Personal information
- Born: August 19, 1968 (age 57) Munich, Germany

Chess career
- Country: Germany
- Title: Grandmaster (1992)
- FIDE rating: 2445 (July 2026)
- Peak rating: 2613 (January 2014)

= Philipp Schlosser =

German chess grandmaster (born 1968)

Philipp Schlosser is a German chess grandmaster.

==Chess career==
In March 2003, he tied for first with Vladimir Burmakin, Eduardas Rozentalis, Dmitry Bocharov, Alexander Areshchenko, Jakov Geller, and Evgeny Miroshnichenko in the Cappelle-la-Grande Open, finishing third on tiebreak.

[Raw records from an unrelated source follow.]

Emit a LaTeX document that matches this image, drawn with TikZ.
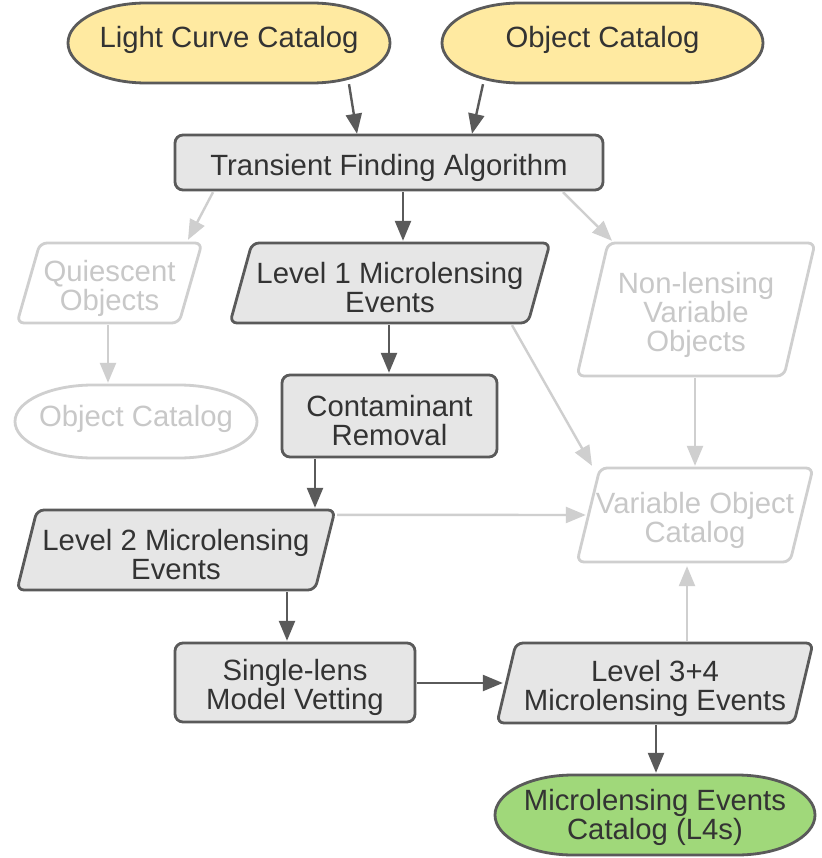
\documentclass[tikz,border=0pt]{standalone}
\usepackage{fontspec}
\setmainfont{Liberation Sans}
\usetikzlibrary{arrows.meta,calc}

\definecolor{inkdark}{HTML}{5A5A5A}
\definecolor{txtdark}{HTML}{333333}
\definecolor{boxfill}{HTML}{E6E6E6}
\definecolor{srcfill}{HTML}{FFEAA1}
\definecolor{outfill}{HTML}{A0D87A}
\definecolor{inklight}{HTML}{CFCFCF}
\definecolor{txtlight}{HTML}{C8C8C8}

\tikzset{
  label text/.style={font=\fontsize{29.3}{29}\selectfont, align=center, inner sep=0pt},
  darkshape/.style={draw=inkdark, line width=2.8pt, line join=round},
  lightshape/.style={draw=inklight, line width=2.8pt, line join=round, fill=white},
  darktext/.style={label text, text=txtdark},
  lighttext/.style={label text, text=txtlight},
  frame/.style={inner sep=0pt},
  darkarrow/.style={draw=inkdark, line width=2.4pt,
    -{Triangle[length=20pt,width=16pt]}},
  lightarrow/.style={draw=inklight, line width=2.4pt,
    -{Triangle[length=20pt,width=16pt]}},
}

% shared tail of every box macro: the frame node (#1) spanning the box
% corners #2..#5, and its text node #1txt set a little below the middle
\newcommand\flowframe[7]{%
  \node[frame, minimum width={(#4-#2)*1pt}, minimum height={(#5-#3)*1pt}]
    (#1) at ({(#2+#4)/2},{(#3+#5)/2}) {};
  \node[#6] (#1txt) at ({(#2+#4)/2},{(#3+#5)/2+5}) {#7};}

% capsule: #1 style, #2 name, #3-#6 box corners (x0,y0,x1,y1), #7 text style, #8 text
\newcommand\capsulenode[8]{%
  \path[#1] ({#3+78},#4) -- ({#5-78},#4)
    arc[start angle=90, end angle=-90, x radius=78pt, y radius={(#6-#4)/2*1pt}]
    -- ({#3+78},#6)
    arc[start angle=270, end angle=90, x radius=78pt, y radius={(#6-#4)/2*1pt}]
    -- cycle;
  \flowframe{#2}{#3}{#4}{#5}{#6}{#7}{#8}}

% rounded process box: same arguments as the capsule
\newcommand\rectnode[8]{%
  \path[#1, rounded corners=8pt] (#3,#4) rectangle (#5,#6);
  \flowframe{#2}{#3}{#4}{#5}{#6}{#7}{#8}}

% slanted data box: #1 style, #2 name, #3-#6 box corners, #7 slant, #8 text style, #9 text
\newcommand\slantnode[9]{%
  \path[#1, rounded corners=7pt] (#3,#6) -- ({#3+#7},#4) -- (#5,#4)
    -- ({#5-#7},#6) -- cycle;
  \flowframe{#2}{#3}{#4}{#5}{#6}{#8}{#9}}

\begin{document}
\begin{tikzpicture}[x=1pt, y=-1pt]
  \path[fill=white] (0,0) rectangle (821,858);
  \useasboundingbox (0,0) rectangle (821,858);

  % sources
  \capsulenode{darkshape, fill=srcfill}{lcc}{68}{3}{390}{83}{darktext, yshift=8pt}{Light Curve Catalog}
  \capsulenode{darkshape, fill=srcfill}{ocat}{442}{3}{763}{83}{darktext, yshift=8pt}{Object Catalog}

  % processing steps
  \rectnode{darkshape, fill=boxfill}{tfa}{175}{135}{603}{190}{darktext}{Transient Finding Algorithm}
  \rectnode{darkshape, fill=boxfill}{cont}{282}{375}{497}{457}{darktext}{Contaminant\\Removal}
  \rectnode{darkshape, fill=boxfill}{slmv}{175}{643}{415}{722}{darktext}{Single-lens\\Model Vetting}

  % data products
  \slantnode{lightshape}{quies}{17}{243}{202}{323}{23}{lighttext}{Quiescent\\Objects}
  \slantnode{darkshape, fill=boxfill}{lone}{230}{243}{550}{323}{22}{darktext}{Level 1 Microlensing\\Events}
  \slantnode{lightshape}{nonlens}{577}{243}{815}{376}{31}{lighttext}{Non-lensing\\Variable\\Objects}
  \slantnode{lightshape}{voc}{577}{468}{813}{562}{23}{lighttext}{Variable Object\\Catalog}
  \slantnode{darkshape, fill=boxfill}{ltwo}{17}{510}{335}{590}{20}{darktext}{Level 2 Microlensing\\Events}
  \slantnode{darkshape, fill=boxfill}{lthree}{497}{643}{813}{723}{19}{darktext}{Level 3+4\\Microlensing Events}

  % catalogs
  \capsulenode{lightshape}{ocattwo}{15}{385}{257}{458}{lighttext, yshift=8pt}{Object Catalog}
  \capsulenode{darkshape, fill=outfill}{mec}{495}{775}{815}{855}{darktext, yshift=3pt}{Microlensing Events\\Catalog (L4s)}

  % connectors
  \draw[darkarrow] ($(lcc.south)+(120,1)$) -- ($(tfa.north)+(-32,-1)$);
  \draw[darkarrow] ($(ocat.south)+(-119.5,1)$) -- ($(tfa.north)+(83,-1)$);
  \draw[lightarrow] ($(tfa.south)+(-176,2)$) -- ($(quies.north)+(78.5,-3)$);
  \draw[darkarrow] ($(tfa.south)+(14,2)$) -- ($(lone.north)+(13,-2)$);
  \draw[lightarrow] ($(tfa.south)+(174,2)$) -- ($(nonlens.north)+(-84,-2)$);
  \draw[lightarrow] ($(quies.south)+(-1.5,2)$) -- ($(ocattwo.north)+(-28,-2)$);
  \draw[darkarrow] ($(lone.south)+(-1,2)$) -- ($(cont.north)+(-0.5,-2)$);
  \draw[lightarrow] ($(lone.south)+(122,2)$) -- ($(voc.north)+(-103,-2)$);
  \draw[lightarrow] ($(nonlens.south)+(-1,2)$) -- ($(voc.north)+(0,-2)$);
  \draw[darkarrow] ($(cont.south)+(-74.5,2)$) -- ($(ltwo.north)+(139,-2)$);
  \draw[lightarrow] ($(ltwo.north east)+(2,5)$) -- ($(voc.west)+(9,0)$);
  \draw[darkarrow] ($(ltwo.south)+(111,2)$) -- ($(slmv.north)+(-8,-2)$);
  \draw[darkarrow] ($(slmv.east)+(2,0.5)$) -- ($(lthree.west)+(6,0)$);
  \draw[lightarrow] ($(lthree.north)+(32,-2)$) -- ($(voc.south)+(-8,4)$);
  \draw[darkarrow] ($(lthree.south)+(1,2)$) -- ($(mec.north)+(1,-2)$);
\end{tikzpicture}
\end{document}
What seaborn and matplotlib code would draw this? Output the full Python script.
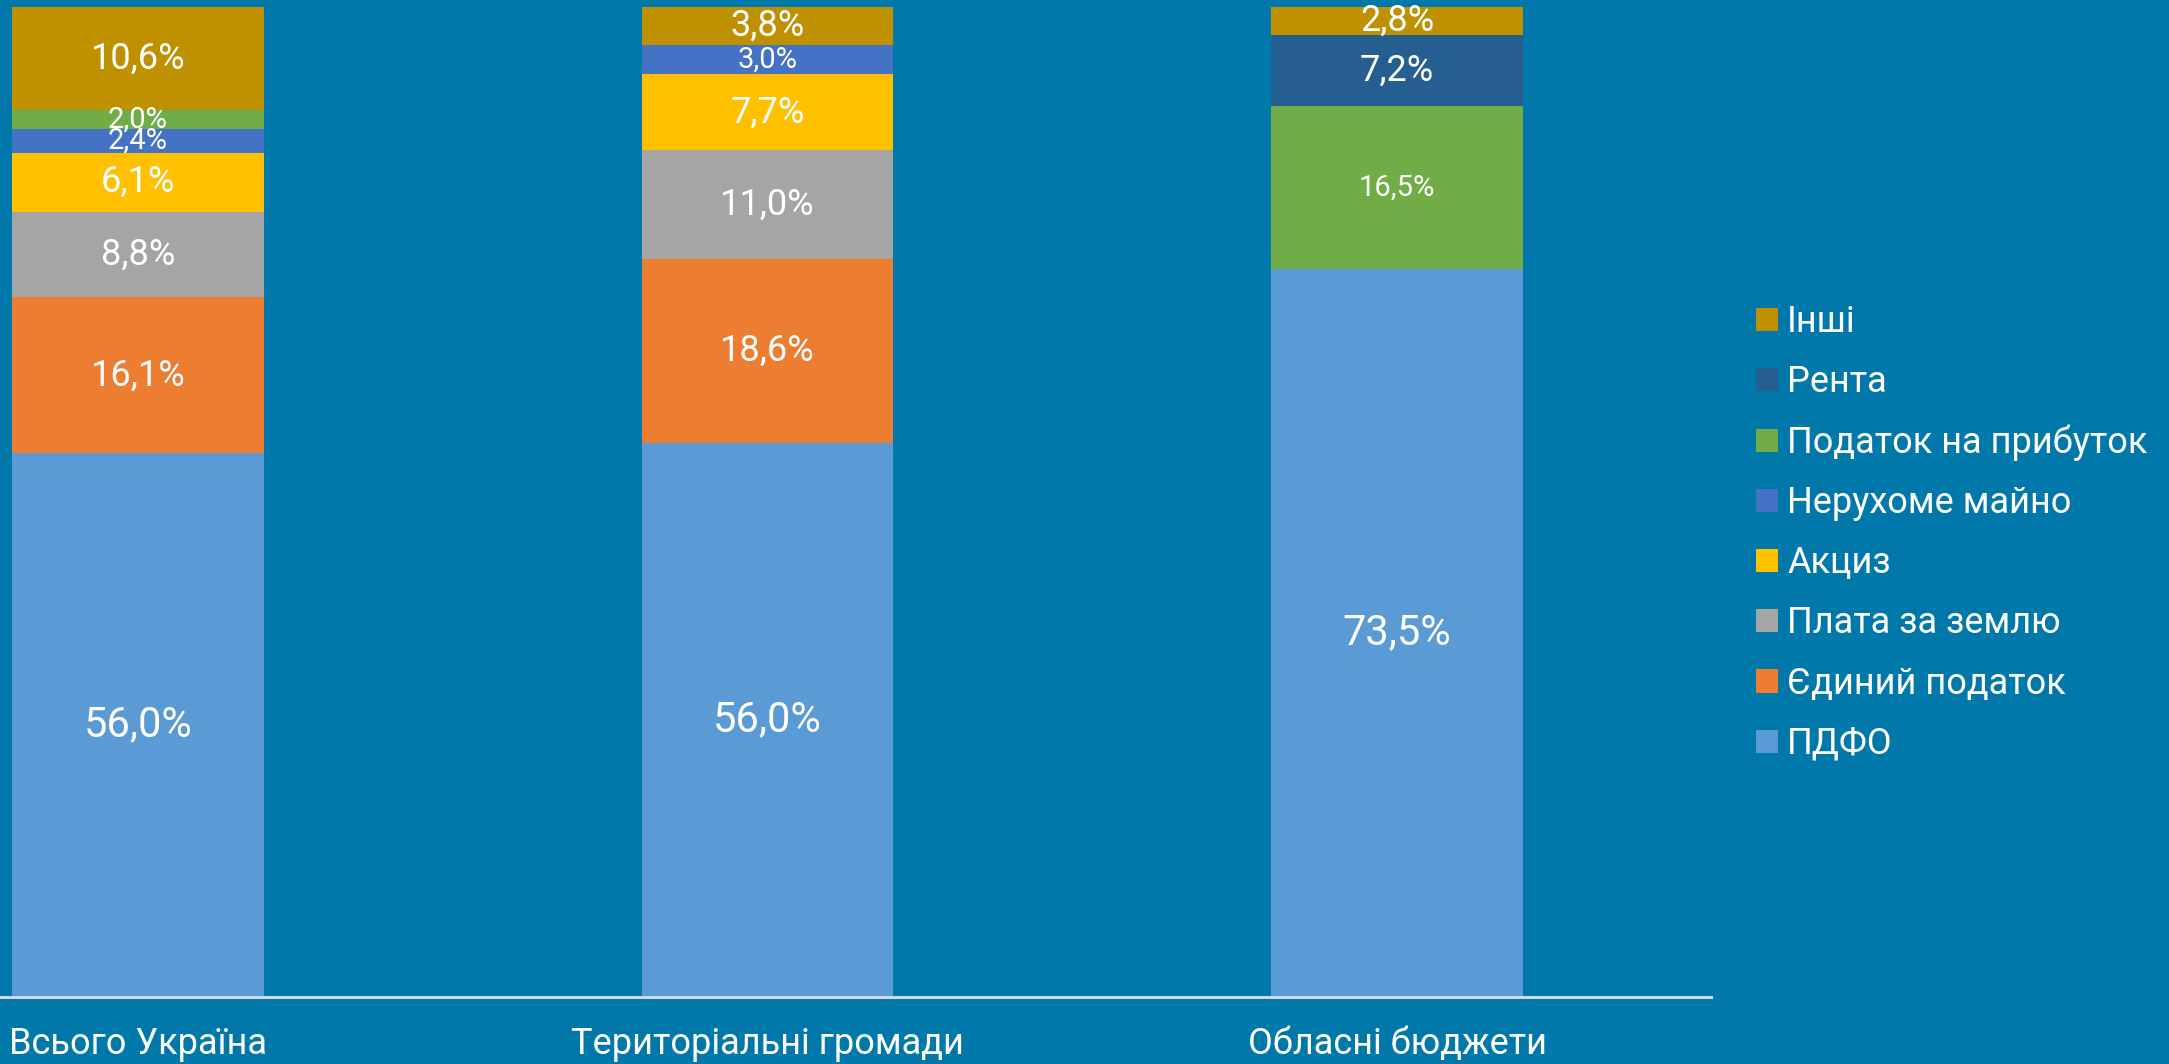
import numpy as np
import pandas as pd
import matplotlib
matplotlib.use("Agg")
import matplotlib.pyplot as plt
import seaborn as sns
from matplotlib.patches import Patch

# ---- data ----
categories = ["Всього Україна", "Територіальні громади", "Обласні бюджети"]
series_names = ["ПДФО", "Єдиний податок", "Плата за землю", "Акциз",
                "Нерухоме майно", "Податок на прибуток", "Рента", "Інші"]
pdfo = [56.0, 56.0, 73.5]
yedynyi = [16.1, 18.6, 0.0]
plata_zemlia = [8.8, 11.0, 0.0]
akcyz = [6.1, 7.7, 0.0]
nerukhome = [2.4, 3.0, 0.0]
prybutok = [2.0, 0.0, 16.5]
renta = [0.0, 0.0, 7.2]
inshi = [10.6, 3.8, 2.8]

series_values = [pdfo, yedynyi, plata_zemlia, akcyz, nerukhome, prybutok, renta, inshi]
colors = ["#5B9BD5", "#ED7D31", "#A5A5A5", "#FFC000",
          "#4472C4", "#70AD47", "#255E91", "#BF9000"]
label_sizes = [30, 26, 26, 26, 21, 21, 26, 26]

BG = "#0078AA"

plt.rcParams['font.family'] = ['Roboto', 'DejaVu Sans']

W, H = 2169, 1064
fig = plt.figure(figsize=(W / 100, H / 100), dpi=100, facecolor=BG)
ax = fig.add_axes([0, (H - 997) / H, 1711 / W, (997 - 7) / H])
ax.set_facecolor(BG)

vals = np.array(series_values, dtype=float)  # shape (series, categories)
totals = vals.sum(axis=0)
pct = vals / totals * 100.0
cum = np.cumsum(pct, axis=0)

# draw layered cumulative bars from top series down (stacked appearance)
for i in range(len(series_names) - 1, -1, -1):
    df = pd.DataFrame({"cat": categories, "val": cum[i]})
    sns.barplot(data=df, x="cat", y="val", color=colors[i], saturation=1,
                width=0.4, linewidth=0, ax=ax, order=categories)

# value labels
for i, name in enumerate(series_names):
    for j in range(len(categories)):
        v = vals[i, j]
        if v <= 0:
            continue
        y0 = cum[i, j] - pct[i, j]
        yc = y0 + pct[i, j] / 2
        ax.text(j, yc, f"{v:.1f}%".replace(".", ","), ha="center", va="center",
                color="white", fontsize=label_sizes[i])

ax.set_ylim(0, 100)
ax.set_xlim(-138 / 629.5, (1711 - 138) / 629.5)
ax.set_xlabel("")
ax.set_ylabel("")
ax.set_yticks([])
ax.tick_params(axis="x", length=0, pad=21, labelsize=26, labelcolor="white")
for s in ["top", "right", "left"]:
    ax.spines[s].set_visible(False)
ax.spines["bottom"].set_color("#D0D8DC")
ax.spines["bottom"].set_linewidth(2.2)

handles = [Patch(facecolor=colors[i], edgecolor="none", label=series_names[i])
           for i in range(len(series_names) - 1, -1, -1)]
leg = fig.legend(handles=handles, loc="upper left",
                 bbox_to_anchor=(1756 / W, 1 - 304 / H), frameon=False,
                 fontsize=26, handlelength=0.61, handleheight=0.61,
                 handletextpad=0.25, labelspacing=0.67, borderpad=0,
                 borderaxespad=0)
for t in leg.get_texts():
    t.set_color("white")

fig.savefig("out.png", dpi=100, facecolor=BG)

In September 2014, he played in the Grenke Chess Festival, where he achieved draws against higher-rated grandmasters David Baramidze, Daniel Fridman, Liviu-Dieter Nisipeanu, and Georg Meier.

In July 2018, he finished in third place at the Czech Open Rapid tournament, behind winner Vitaliy Bernadskiy and runner-up Sergei Movsesian.

In August 2025, he tied for first place with five other players at the Open Wasselonne A tournament, where he was ultimately ranked in third place. He had won the tournament in the previous year.